By: Derek Hawkins//August 10, 2020//
7th Circuit Court of Appeals
Case Name: United States of America v. Darrius Washington
Case No.: 19-1331
Officials: MANION, KANNE, and SYKES, Circuit Judges.
Focus: Court Error – Admittance of Evidence
Darrius Washington was charged with unlawfully possessing a firearm as a felon after police officers saw him toss a gun into a residential yard. Before trial the government moved to admit a video posted on YouTube about three months before the arrest depicting Washington holding what prosecutors argued was the same gun. Over Washington’s objection, the district judge permitted the admission of still photos from the video but not the video itself. The jury found Washington guilty.

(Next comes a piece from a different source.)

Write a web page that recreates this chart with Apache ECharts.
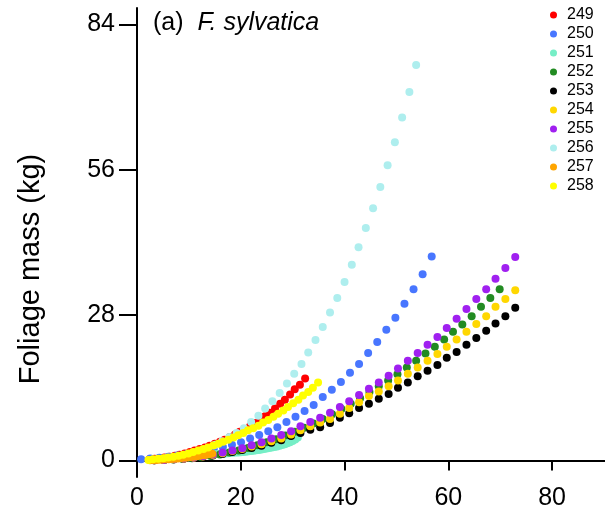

Washington challenges the admission of this evidence, arguing that the photos were irrelevant, inadmissible under Rule 404(b) of the Federal Rules of Evidence, and unfairly prejudicial. We disagree. As explained in United States v. Miller, evidence of recent past possession of the same gun is admissible for a nonpropensity purpose—namely, to show the defendant’s ownership and control of the charged firearm—although evidence of past possession of a different gun would raise Rule 404(b) concerns. 673 F.3d 688, 694–95 (7th Cir. 2012).
Washington notes, accurately enough, that Miller was a case about constructive possession and his case involves a charge of actual possession. That distinction doesn’t make a difference in the Rule 404(b) calculus. The judge properly admitted this evidence for a nonpropensity purpose and minimized its potential for unfair prejudice by limiting the government to still photos rather than the video itself. We affirm the judgment.